Okay, so the due-on-sale clause sounds like a major buzzkill, right? But don't lose all hope just yet! There are a few situations where you might be able to bypass it. For example, transfers between spouses are often exempt. So, if you're getting divorced and one spouse is awarded the house, they can usually assume the mortgage without triggering the clause. Another exception might be transferring the property to a living trust. This allows you to maintain control of the property while avoiding probate. In these cases, the lender might not enforce the due-on-sale clause because the underlying ownership hasn't really changed. It's still the same person (or people) benefiting from the property. However, it's crucial to get the lender's approval in writing before making any assumptions. Don't just assume that an exception applies to your situation. Contact the lender, explain the circumstances, and get their explicit consent. Otherwise, you could be in for a nasty surprise down the road. While these exceptions exist, they are relatively rare, and each situation is unique. Consulting with a qualified real estate attorney or mortgage professional is always recommended to determine if any exceptions apply to your specific case. Understanding the nuances of these exceptions can potentially save you from facing unexpected legal or financial complications.
How to Find Out if a Mortgage is Assumable
Alright, so you're curious about a property and want to know if its mortgage is assumable. What's the game plan? First things first, dig up a copy of the original mortgage documents. This might involve contacting the seller and asking them to provide a copy. Once you have the documents, carefully review them for any language about assumption. Look for clauses that specifically address whether the mortgage can be assumed and under what conditions. If the documents are unclear or you're not sure how to interpret them, it's always a good idea to consult with a real estate attorney. They can help you understand the legal jargon and determine if assumption is a possibility. Another option is to contact the lender directly. They can provide you with information about the mortgage's terms and conditions, including whether it's assumable. Be prepared to provide them with information about the property and the loan, such as the loan number and the borrower's name. Keep in mind that the lender might not be willing to share information with you if you're not the borrower, so you might need the seller's permission to speak to them. If the mortgage is assumable, find out what the requirements are. The lender might require you to undergo a credit check, provide proof of income, and meet other qualifications. They'll want to make sure you're capable of making the mortgage payments before allowing you to assume the loan. Don't be afraid to ask questions! The more information you have, the better equipped you'll be to make an informed decision.
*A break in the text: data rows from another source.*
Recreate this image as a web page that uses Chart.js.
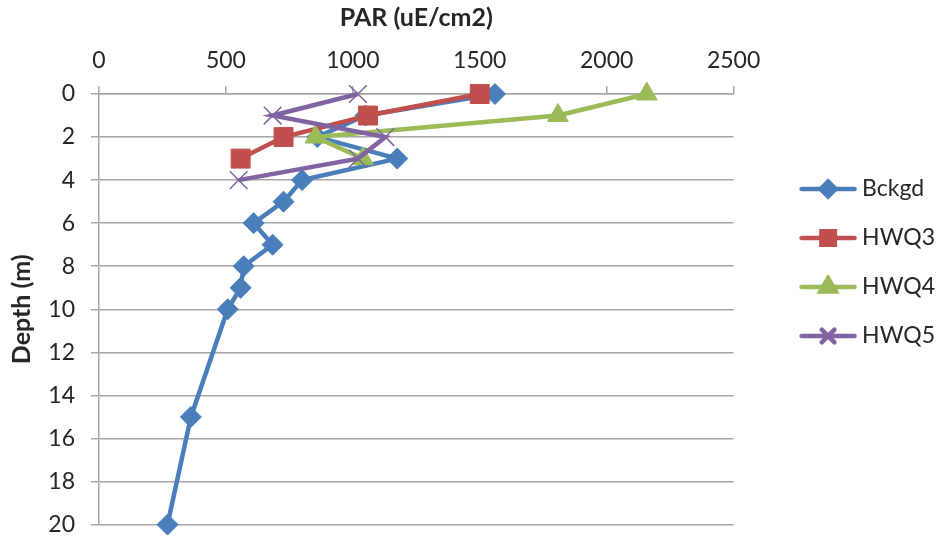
<!DOCTYPE html>
<html>
<head>
<meta charset="utf-8">
<script src="https://cdn.jsdelivr.net/npm/chart.js@4"></script>
<style>
  html, body { margin: 0; padding: 0; background: #fff; }
  #box { width: 942px; height: 539px; }
</style>
</head>
<body>
<div id="box"><canvas id="grafico"></canvas></div>
<script>
// profili di luce (PAR) per profondita'
var nomiSerie = ["Bckgd", "HWQ3", "HWQ4", "HWQ5"];

var profBckgd = [0, 1, 2, 3, 4, 5, 6, 7, 8, 9, 10, 15, 20];
var parBckgd  = [1560, 1050, 860, 1175, 800, 727, 609, 684, 570, 558, 507, 362, 270];

var profHWQ3 = [0, 1, 2, 3];
var parHWQ3  = [1500, 1060, 727, 558];

var profHWQ4 = [0, 1, 2, 3];
var parHWQ4  = [2158, 1808, 853, 1040];

var profHWQ5 = [0, 1, 2, 3, 4];
var parHWQ5  = [1020, 684, 1128, 1020, 550];

var tickPar = [0, 500, 1000, 1500, 2000, 2500];
var tickProf = [0, 2, 4, 6, 8, 10, 12, 14, 16, 18, 20];

var colori = ["#4a7ebb", "#c0504d", "#9bbb59", "#8064a2"];
var stili = ["rectRot", "rect", "triangle", "crossRot"];
var raggi = [10.5, 13.4, 12, 12.5];
var raggiLegenda = [7.5, 9.5, 9, 9];

var FONT = "Lato, 'Open Sans', sans-serif";
var GRIGIO = "#a6a6a6";
var TESTO = "#262626";

function punti(par, prof){
    var out = [];
    for (var i = 0; i < par.length; i++){
        out.push({x: par[i], y: prof[i]});
    }
    return out;
}

// immagine per la legenda: linea con il marker al centro
function iconaLegenda(i){
    var c = document.createElement("canvas");
    c.width = 104;
    c.height = 24;
    var ctx = c.getContext("2d");
    ctx.strokeStyle = colori[i];
    ctx.lineWidth = 4.5;
    ctx.lineCap = "round";
    ctx.beginPath();
    ctx.moveTo(48.5, 12);
    ctx.lineTo(101.5, 12);
    ctx.stroke();
    ctx.fillStyle = colori[i];
    ctx.strokeStyle = colori[i];
    Chart.helpers.drawPoint(ctx, {
        pointStyle: stili[i],
        radius: raggiLegenda[i],
        rotation: 0,
        borderWidth: i === 3 ? 1.5 : 1
    }, 75, 12);
    return c;
}

var serie = [punti(parBckgd, profBckgd), punti(parHWQ3, profHWQ3), punti(parHWQ4, profHWQ4), punti(parHWQ5, profHWQ5)];

var datasets = [];
for (var i = 0; i < nomiSerie.length; i++){
    datasets.push({
        label: nomiSerie[i],
        data: serie[i],
        borderColor: colori[i],
        backgroundColor: colori[i],
        borderWidth: 4.5,
        tension: 0,
        clip: false,
        pointStyle: stili[i],
        pointRadius: raggi[i],
        pointHoverRadius: raggi[i],
        pointBackgroundColor: colori[i],
        pointBorderColor: colori[i],
        pointBorderWidth: i === 3 ? 1.5 : 1,
        order: nomiSerie.length - i
    });
}

var context = document.getElementById("grafico").getContext("2d");

var chart = new Chart(context, {
    type: 'line',
    data: { datasets: datasets },
    options: {
        responsive: true,
        maintainAspectRatio: false,
        animation: false,
        layout: { padding: { left: 0, top: 0, right: -3, bottom: 14 } },
        plugins: {
            tooltip: { enabled: false },
            legend: {
                position: 'right',
                labels: {
                    usePointStyle: true,
                    pointStyleWidth: 91,
                    padding: 26,
                    color: TESTO,
                    font: { family: FONT, size: 23 },
                    sort: function(a, b){ return a.datasetIndex - b.datasetIndex; },
                    generateLabels: function(ch){
                        return ch.data.datasets.map(function(ds, k){
                            return {
                                text: ds.label,
                                pointStyle: iconaLegenda(k),
                                fillStyle: colori[k],
                                strokeStyle: colori[k],
                                lineWidth: 0,
                                hidden: false,
                                datasetIndex: k,
                                fontColor: TESTO
                            };
                        });
                    }
                }
            }
        },
        scales: {
            x: {
                type: 'linear',
                position: 'top',
                min: 0,
                max: 2500,
                afterFit: function(scale){
                    scale.height = 94;
                    scale.paddingLeft = 0;
                    scale.paddingRight = 0;
                },
                afterBuildTicks: function(scale){
                    scale.ticks = tickPar.map(function(v){ return {value: v}; });
                },
                title: {
                    display: true,
                    text: "PAR (uE/cm2)",
                    color: TESTO,
                    font: { family: FONT, size: 25, weight: "bold" },
                    padding: { top: 3, bottom: 0 }
                },
                ticks: {
                    color: TESTO,
                    font: { family: FONT, size: 23 },
                    padding: 12,
                    maxRotation: 0,
                    callback: function(v){ return String(v); }
                },
                grid: {
                    drawOnChartArea: false,
                    drawTicks: true,
                    tickLength: 8,
                    color: GRIGIO,
                    lineWidth: 1.5
                },
                border: { display: true, color: GRIGIO, width: 1.5 }
            },
            y: {
                type: 'linear',
                reverse: true,
                min: 0,
                max: 20,
                afterFit: function(scale){
                    scale.width = 99;
                    scale.paddingTop = 0;
                    scale.paddingBottom = 0;
                },
                afterBuildTicks: function(scale){
                    scale.ticks = tickProf.map(function(v){ return {value: v}; });
                },
                title: {
                    display: true,
                    text: "Depth (m)",
                    color: TESTO,
                    font: { family: FONT, size: 25, weight: "bold" },
                    padding: { top: 7, bottom: 0 }
                },
                ticks: {
                    color: TESTO,
                    font: { family: FONT, size: 23 },
                    padding: 16,
                    callback: function(v){ return String(v); }
                },
                grid: {
                    drawTicks: true,
                    tickLength: 8,
                    color: GRIGIO,
                    lineWidth: 1.5
                },
                border: { display: true, color: GRIGIO, width: 1.5 }
            }
        }
    }
});
</script>
</body>
</html>
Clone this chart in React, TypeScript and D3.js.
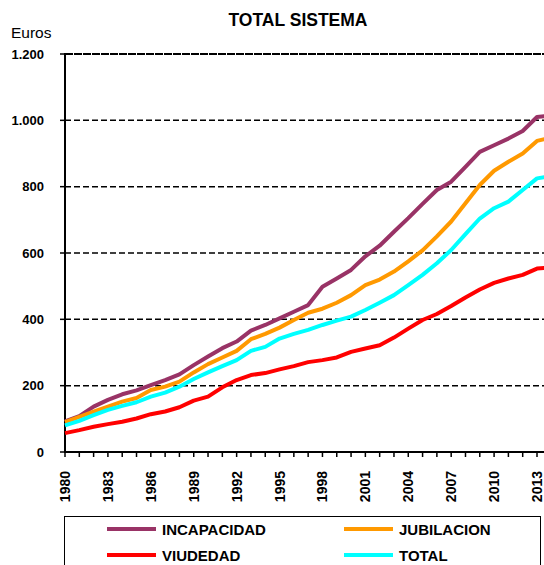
import { useEffect, useRef } from "react";
import * as d3 from "d3";

const years = d3.range(1980, 2015);
const tickYears = [1980, 1983, 1986, 1989, 1992, 1995, 1998, 2001, 2004, 2007, 2010, 2013];
const yTicks = [0, 200, 400, 600, 800, 1000, 1200];

const incapacidad = [92, 108, 137, 157, 174, 186, 202, 217, 234, 262, 288, 313, 333, 366, 383, 403, 423, 443, 498, 523, 549, 590, 622, 664, 705, 748, 790, 815, 860, 905, 925, 945, 968, 1010, 1015];
const jubilacion = [90, 106, 122, 137, 152, 163, 187, 197, 212, 240, 265, 285, 305, 340, 356, 375, 398, 420, 432, 450, 473, 503, 520, 544, 575, 608, 650, 695, 750, 805, 848, 875, 900, 938, 948];
const viudedad = [57, 66, 76, 84, 91, 101, 114, 122, 135, 155, 167, 195, 217, 232, 238, 249, 259, 271, 277, 285, 302, 312, 322, 345, 372, 398, 416, 440, 466, 490, 510, 523, 534, 553, 556];
const total = [80, 94, 111, 127, 139, 150, 167, 179, 197, 220, 240, 259, 277, 305, 317, 342, 356, 368, 383, 396, 408, 428, 450, 473, 503, 534, 569, 609, 657, 704, 735, 755, 790, 825, 832];

const series = [
  { name: "INCAPACIDAD", values: incapacidad, color: "#993366" },
  { name: "JUBILACION", values: jubilacion, color: "#FF9900" },
  { name: "VIUDEDAD", values: viudedad, color: "#FF0000" },
  { name: "TOTAL", values: total, color: "#00FFFF" },
];

const W = 544;
const H = 565;
const font = "'Liberation Sans', Arial, sans-serif";

export default function App() {
  const ref = useRef<SVGSVGElement>(null);

  useEffect(() => {
    const svg = d3.select(ref.current);
    svg.selectAll("*").remove();

    const x = d3.scaleLinear().domain([1980, 2013]).range([65, 537]);
    const y = d3.scaleLinear().domain([0, 1200]).range([452, 54]);

    svg
      .append("text")
      .attr("x", 298)
      .attr("y", 26)
      .attr("text-anchor", "middle")
      .attr("font-family", font)
      .attr("font-weight", "bold")
      .attr("font-size", 17.5)
      .text("TOTAL SISTEMA");

    svg
      .append("text")
      .attr("x", 11)
      .attr("y", 38)
      .attr("font-family", font)
      .attr("font-size", 15.5)
      .text("Euros");

    // gridlines
    svg
      .selectAll("line.grid")
      .data(yTicks.filter((t) => t > 0))
      .join("line")
      .attr("class", "grid")
      .attr("x1", 65)
      .attr("x2", W)
      .attr("y1", (d) => y(d))
      .attr("y2", (d) => y(d))
      .attr("stroke", "#000")
      .attr("stroke-width", (d) => (d === 1200 ? 2 : 1.5))
      .attr("stroke-dasharray", (d) => (d === 1200 ? "8,1" : "6,3"));

    // y axis
    svg.append("line").attr("x1", 65).attr("x2", 65).attr("y1", 53).attr("y2", 453).attr("stroke", "#000").attr("stroke-width", 2);
    svg
      .selectAll("line.ytick")
      .data(yTicks)
      .join("line")
      .attr("class", "ytick")
      .attr("x1", 60)
      .attr("x2", 65)
      .attr("y1", (d) => y(d))
      .attr("y2", (d) => y(d))
      .attr("stroke", "#000")
      .attr("stroke-width", 1.5);
    svg
      .selectAll("text.ylab")
      .data(yTicks)
      .join("text")
      .attr("class", "ylab")
      .attr("x", 44)
      .attr("y", (d) => y(d) + 4.5)
      .attr("text-anchor", "end")
      .attr("font-family", font)
      .attr("font-weight", "bold")
      .attr("font-size", 13)
      .text((d) => d3.format(",")(d).replace(",", "."));

    // x axis
    svg.append("line").attr("x1", 64).attr("x2", W).attr("y1", 452).attr("y2", 452).attr("stroke", "#000").attr("stroke-width", 2);
    svg
      .selectAll("line.xtick")
      .data(years)
      .join("line")
      .attr("class", "xtick")
      .attr("x1", (d) => x(d))
      .attr("x2", (d) => x(d))
      .attr("y1", 452)
      .attr("y2", 457)
      .attr("stroke", "#000")
      .attr("stroke-width", 1.5);
    svg
      .selectAll("text.xlab")
      .data(tickYears)
      .join("text")
      .attr("class", "xlab")
      .attr("transform", (d) => `translate(${x(d) + 5},471) rotate(-90)`)
      .attr("text-anchor", "end")
      .attr("font-family", font)
      .attr("font-weight", "bold")
      .attr("font-size", 14)
      .text((d) => d);

    // lines
    const line = d3
      .line<number>()
      .x((_, i) => x(years[i]))
      .y((d) => y(d));
    svg
      .selectAll("path.series")
      .data([series[0], series[1], series[3], series[2]])
      .join("path")
      .attr("class", "series")
      .attr("d", (s) => line(s.values))
      .attr("fill", "none")
      .attr("stroke", (s) => s.color)
      .attr("stroke-width", 4)
      .attr("stroke-linejoin", "round");

    // legend
    svg
      .append("rect")
      .attr("x", 64.5)
      .attr("y", 516.5)
      .attr("width", 476)
      .attr("height", 60)
      .attr("fill", "#fff")
      .attr("stroke", "#000")
      .attr("stroke-width", 1);
    const legendPos = [
      { lx: 107, ly: 529 },
      { lx: 344, ly: 529 },
      { lx: 107, ly: 555 },
      { lx: 344, ly: 555 },
    ];
    const lg = svg
      .selectAll("g.legend")
      .data(series)
      .join("g")
      .attr("class", "legend")
      .attr("transform", (_, i) => `translate(${legendPos[i].lx},${legendPos[i].ly})`);
    lg.append("line").attr("x1", 0).attr("x2", 49).attr("stroke", (s) => s.color).attr("stroke-width", 4);
    lg.append("text")
      .attr("x", 55)
      .attr("y", 5.5)
      .attr("font-family", font)
      .attr("font-weight", "bold")
      .attr("font-size", 15)
      .text((s) => s.name);
  }, []);

  return (
    <svg
      ref={ref}
      width={W}
      height={H}
      style={{ position: "absolute", left: 0, top: 0, background: "#fff" }}
    />
  );
}
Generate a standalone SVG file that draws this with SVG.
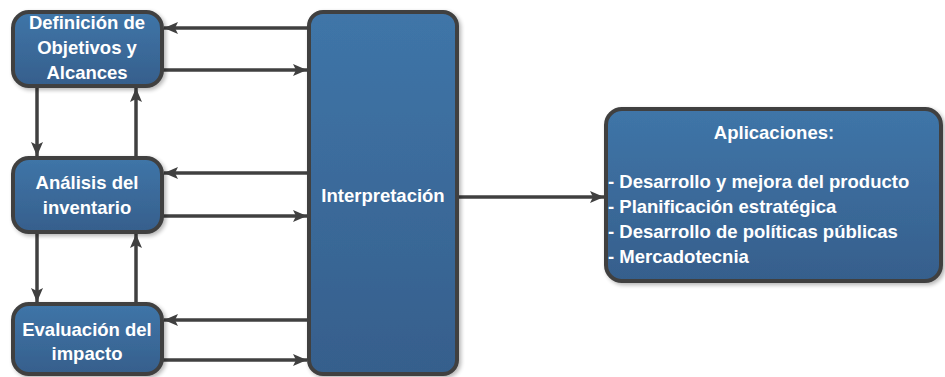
<svg xmlns="http://www.w3.org/2000/svg" width="945" height="377" viewBox="0 0 945 377">
<defs>
<linearGradient id="g" x1="0" y1="0" x2="0" y2="1">
<stop offset="0" stop-color="#3f75a8"/>
<stop offset="1" stop-color="#365f8c"/>
</linearGradient>
<marker id="ah" viewBox="0 0 14 12" refX="14" refY="6" markerWidth="14" markerHeight="12" markerUnits="userSpaceOnUse" orient="auto">
<path d="M0,0 L14,6 L0,12 L3,6 Z" fill="#404040"/>
</marker>
<filter id="sh" x="-10%" y="-10%" width="130%" height="130%">
<feGaussianBlur in="SourceAlpha" stdDeviation="2"/>
<feOffset dx="2" dy="2"/>
<feComponentTransfer><feFuncA type="linear" slope="0.3"/></feComponentTransfer>
<feMerge><feMergeNode/><feMergeNode in="SourceGraphic"/></feMerge>
</filter>
</defs>
<style>
.box{fill:url(#g);stroke:#404040;stroke-width:4;filter:url(#sh)}
.t{font-family:"Liberation Sans",Arial,sans-serif;font-weight:bold;font-size:18.5px;fill:#ffffff;text-anchor:middle}
.l{text-anchor:start}
.c{stroke:#404040;stroke-width:3.5;fill:none;marker-end:url(#ah)}
</style>
<g id="connectors">
<line class="c" x1="308" y1="28" x2="164" y2="28"/>
<line class="c" x1="162" y1="70" x2="307" y2="70"/>
<line class="c" x1="308" y1="173" x2="164" y2="173"/>
<line class="c" x1="162" y1="216" x2="307" y2="216"/>
<line class="c" x1="308" y1="320" x2="164" y2="320"/>
<line class="c" x1="162" y1="360" x2="307" y2="360"/>
<line class="c" x1="37" y1="87" x2="37" y2="156"/>
<line class="c" x1="136" y1="157" x2="136" y2="88"/>
<line class="c" x1="37" y1="233" x2="37" y2="302"/>
<line class="c" x1="136" y1="303" x2="136" y2="234"/>
<line class="c" x1="458" y1="197" x2="604" y2="197"/>
</g>
<g id="definicion">
<rect class="box" x="13" y="12" width="149" height="74" rx="16"/>
<text class="t" x="87" y="29">Definición de</text>
<text class="t" x="87" y="54">Objetivos y</text>
<text class="t" x="87" y="79">Alcances</text>
</g>
<g id="analisis">
<rect class="box" x="13" y="158" width="149" height="74" rx="16"/>
<text class="t" x="87" y="189">Análisis del</text>
<text class="t" x="87" y="214">inventario</text>
</g>
<g id="evaluacion">
<rect class="box" x="13" y="304" width="149" height="70" rx="16"/>
<text class="t" x="87" y="336">Evaluación del</text>
<text class="t" x="87" y="360">impacto</text>
</g>
<g id="interpretacion">
<rect class="box" x="309" y="12" width="148" height="362" rx="14"/>
<text class="t" x="383" y="202">Interpretación</text>
</g>
<g id="aplicaciones">
<rect class="box" x="606" y="109" width="335" height="172" rx="16"/>
<text class="t" x="774" y="139">Aplicaciones:</text>
<text class="t l" x="608" y="188">- Desarrollo y mejora del producto</text>
<text class="t l" x="608" y="213">- Planificación estratégica</text>
<text class="t l" x="608" y="238">- Desarrollo de políticas públicas</text>
<text class="t l" x="608" y="263">- Mercadotecnia</text>
</g>
</svg>
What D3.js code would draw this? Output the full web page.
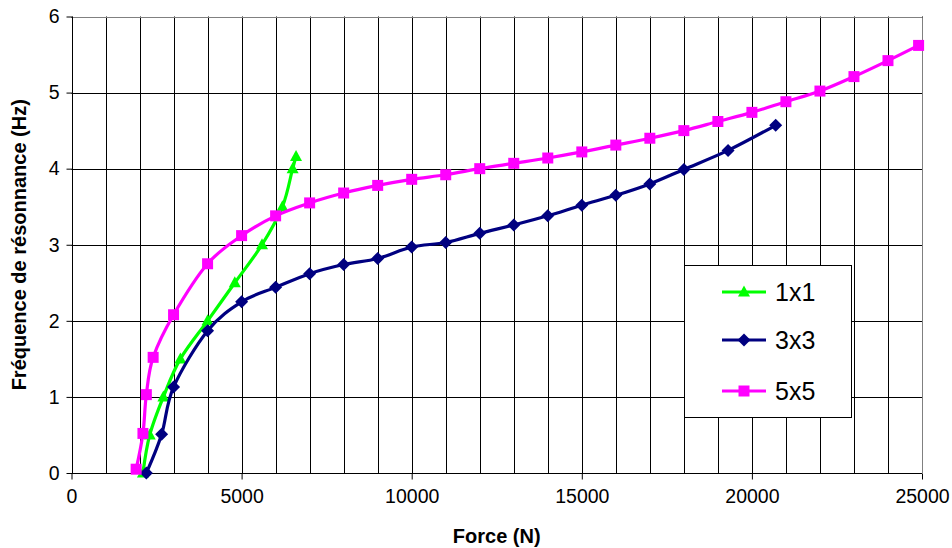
<!DOCTYPE html>
<html>
<head>
<meta charset="utf-8">
<script src="https://cdn.jsdelivr.net/npm/d3@7"></script>
<style>
  html, body { margin: 0; padding: 0; background: #fff; }
  svg { display: block; }
  text { font-family: "Liberation Sans", Arial, sans-serif; fill: #000; }
</style>
</head>
<body>
<svg id="chart" width="952" height="548"></svg>
<script>
// Resonance frequency vs applied force, three grid configurations
const seriesNames = ["1x1", "3x3", "5x5"];
const seriesColors = ["#00ff00", "#000080", "#ff00ff"];

const force1x1 = [2100, 2300, 2700, 3200, 4000, 4800, 5600, 6200, 6500, 6600];
const freq1x1  = [0, 0.5, 1.0, 1.5, 2.0, 2.5, 3.0, 3.5, 4.0, 4.16];

const force3x3 = [2200, 2650, 3000, 4000, 5000, 6000, 7000, 8000, 9000, 10000, 11000, 12000, 13000,
                  14000, 15000, 16000, 17000, 18000, 19300, 20700];
const freq3x3  = [0, 0.51, 1.13, 1.87, 2.25, 2.44, 2.62, 2.74, 2.82, 2.97, 3.03, 3.15, 3.26,
                  3.38, 3.52, 3.65, 3.80, 3.99, 4.24, 4.57];

const force5x5 = [1900, 2100, 2200, 2400, 3000, 4000, 5000, 6000, 7000, 8000, 9000, 10000, 11000,
                  12000, 13000, 14000, 15000, 16000, 17000, 18000, 19000, 20000, 21000, 22000,
                  23000, 24000, 24900];
const freq5x5  = [0.05, 0.52, 1.03, 1.52, 2.08, 2.75, 3.12, 3.38, 3.55, 3.68, 3.78, 3.86, 3.92,
                  4.0, 4.07, 4.14, 4.22, 4.31, 4.40, 4.50, 4.62, 4.74, 4.88, 5.02,
                  5.21, 5.42, 5.62];

const xTicks = [0, 5000, 10000, 15000, 20000, 25000];
const yTicks = [0, 1, 2, 3, 4, 5, 6];
const xGrid = d3.range(0, 25001, 1000);

const seriesData = [
  { name: seriesNames[0], color: seriesColors[0], marker: "triangle", xs: force1x1, ys: freq1x1 },
  { name: seriesNames[1], color: seriesColors[1], marker: "diamond",  xs: force3x3, ys: freq3x3 },
  { name: seriesNames[2], color: seriesColors[2], marker: "square",   xs: force5x5, ys: freq5x5 }
];

const svg = d3.select("#chart");
const plotLeft = 71.5, plotRight = 922, plotTop = 16.5, plotBottom = 473;

const x = d3.scaleLinear().domain([0, 25000]).range([plotLeft, plotRight]);
const y = d3.scaleLinear().domain([0, 6]).range([plotBottom, plotTop]);

// Gridlines
const grid = svg.append("g");
grid.selectAll("line.v").data(xGrid.slice(1)).join("line")
  .attr("x1", d => Math.round(x(d)) + 0.5).attr("x2", d => Math.round(x(d)) + 0.5)
  .attr("y1", plotTop).attr("y2", plotBottom)
  .attr("stroke", "#000").attr("stroke-width", 1);
grid.selectAll("line.h").data(yTicks.slice(1)).join("line")
  .attr("x1", plotLeft).attr("x2", plotRight)
  .attr("y1", d => Math.round(y(d)) + 0.5).attr("y2", d => Math.round(y(d)) + 0.5)
  .attr("stroke", "#000").attr("stroke-width", 1);

// Plot frame (top and right)
svg.append("path")
  .attr("d", `M${plotLeft},${Math.round(plotTop) + 0.5}H${Math.round(plotRight) + 0.5}V${plotBottom}`)
  .attr("fill", "none").attr("stroke", "#808080").attr("stroke-width", 1);

// Axes
const xAxis = d3.axisBottom(x).tickValues(xTicks).tickFormat(d3.format("d")).tickSize(6).tickPadding(10);
const yAxis = d3.axisLeft(y).tickValues(yTicks).tickFormat(d3.format("d")).tickSize(6).tickPadding(7);

const gx = svg.append("g").attr("transform", `translate(0,${Math.round(plotBottom) + 0.5})`).call(xAxis);
const gy = svg.append("g").attr("transform", `translate(${Math.round(plotLeft) + 0.5},0)`).call(yAxis);
[gx, gy].forEach(g => {
  g.select(".domain").attr("stroke", "#000");
  g.selectAll(".tick line").attr("stroke", "#000");
  g.selectAll(".tick text").attr("font-size", 19.5).attr("font-family", "Liberation Sans, Arial, sans-serif").attr("fill", "#000");
});
gx.select(".domain").attr("d", `M${plotLeft},0H${plotRight}`);
gy.select(".domain").attr("d", `M0,${plotBottom}V${plotTop}`);

// Axis titles
svg.append("text")
  .attr("x", (plotLeft + plotRight) / 2).attr("y", 543)
  .attr("text-anchor", "middle").attr("font-size", 20).attr("font-weight", "bold")
  .text("Force (N)");
svg.append("text")
  .attr("transform", `translate(26,${(plotTop + plotBottom) / 2}) rotate(-90)`)
  .attr("text-anchor", "middle").attr("font-size", 20).attr("font-weight", "bold")
  .text("Fréquence de résonnance (Hz)");

// Marker shapes
function markerPath(type) {
  if (type === "triangle") return "M0,-6.5L6,4.5L-6,4.5Z";
  if (type === "diamond") return "M0,-6.5L6.5,0L0,6.5L-6.5,0Z";
  return "M-5.5,-5.5H5.5V5.5H-5.5Z";
}

const line = d3.line().curve(d3.curveCatmullRom.alpha(0)).x(d => x(d[0])).y(d => y(d[1]));

seriesData.forEach(s => {
  const pts = s.xs.map((v, i) => [v, s.ys[i]]);
  const g = svg.append("g");
  g.append("path").attr("d", line(pts))
    .attr("fill", "none").attr("stroke", s.color).attr("stroke-width", 3.2)
    .attr("stroke-linejoin", "round");
  g.selectAll("path.m").data(pts).join("path").attr("class", "m")
    .attr("d", markerPath(s.marker))
    .attr("transform", d => `translate(${x(d[0])},${y(d[1])})`)
    .attr("fill", s.color);
});

// Legend
const lg = svg.append("g");
lg.append("rect").attr("x", 684.5).attr("y", 265.5).attr("width", 167).attr("height", 152)
  .attr("fill", "#fff").attr("stroke", "#000").attr("stroke-width", 1);
const rowY = [292, 340, 391];
seriesData.forEach((s, i) => {
  const ry = rowY[i];
  lg.append("line").attr("x1", 722).attr("x2", 766).attr("y1", ry).attr("y2", ry)
    .attr("stroke", s.color).attr("stroke-width", 3.2);
  lg.append("path").attr("d", markerPath(s.marker)).attr("transform", `translate(744,${ry})`).attr("fill", s.color);
  lg.append("text").attr("x", 775).attr("y", ry + 9).attr("font-size", 25).text(s.name);
});
</script>
</body>
</html>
The Pros and Cons of Assuming a Mortgage
So, is assuming a mortgage a good idea? Like everything in life, it has its pros and cons. Let's start with the good stuff. One of the biggest advantages is the potential to get a lower interest rate than what's currently available. If interest rates have gone up since the original mortgage was taken out, assuming that mortgage could save you a lot of money over the life of the loan. Another potential benefit is lower closing costs. When you assume a mortgage, you might not have to pay all the fees associated with getting a new mortgage, such as appraisal fees, origination fees, and title insurance. This can save you thousands of dollars upfront. However, there are also some potential downsides to consider. One is that the lender might require you to meet certain qualifications before allowing you to assume the mortgage. This could include having a good credit score, a stable income, and sufficient assets. If you don't meet these qualifications, you might not be able to assume the loan. Another potential drawback is that you're taking on the existing terms of the mortgage, which might not be ideal. For example, the loan might have a shorter repayment term than you would prefer, or it might have other features that you don't like. Finally, it's important to remember that you're responsible for the entire balance of the mortgage, even if the property is worth less than what's owed. This could be a risk if the housing market declines.
Steps to Assuming a Mortgage
Okay, you've done your research, weighed the pros and cons, and decided that assuming a mortgage is the right move for you. What's next? Here's a step-by-step guide to the assumption process:
- Find an Assumable Mortgage: Not all mortgages are assumable, so your first step is to find one that is. Work with a real estate agent or mortgage broker to identify properties with assumable mortgages.
- Review the Mortgage Documents: Obtain a copy of the existing mortgage documents and carefully review them to understand the terms and conditions of the loan. Pay close attention to any clauses related to assumption.
- Contact the Lender: Contact the lender who holds the mortgage and inquire about the assumption process. They can provide you with information about the requirements, fees, and paperwork involved.
- Get Pre-Approved: The lender will likely require you to undergo a credit check and provide proof of income and assets to determine if you qualify to assume the mortgage. Get pre-approved to demonstrate your ability to repay the loan.
- Negotiate with the Seller: Work with the seller to negotiate the terms of the sale, including the assumption of the mortgage. Make sure the purchase agreement clearly outlines the assumption process and any responsibilities of each party.
- Complete the Paperwork: The lender will provide you with the necessary paperwork to complete the assumption process. Fill out the forms accurately and submit them along with any required documentation.
- Close the Deal: Once the lender approves the assumption, you can proceed with closing the deal. Attend the closing with the seller and sign the necessary documents to transfer ownership of the property and assume the mortgage.
Final Thoughts
Assuming a mortgage can be a smart way to buy a home, especially if you can snag a lower interest rate or save on closing costs. But, it's not always a walk in the park. Make sure you understand the terms of the existing mortgage, the requirements for assumption, and the potential risks involved. And, don't be afraid to ask for help from a real estate professional or mortgage lender. With the right knowledge and guidance, you can make an informed decision and potentially save yourself a lot of money. Good luck, and happy house hunting!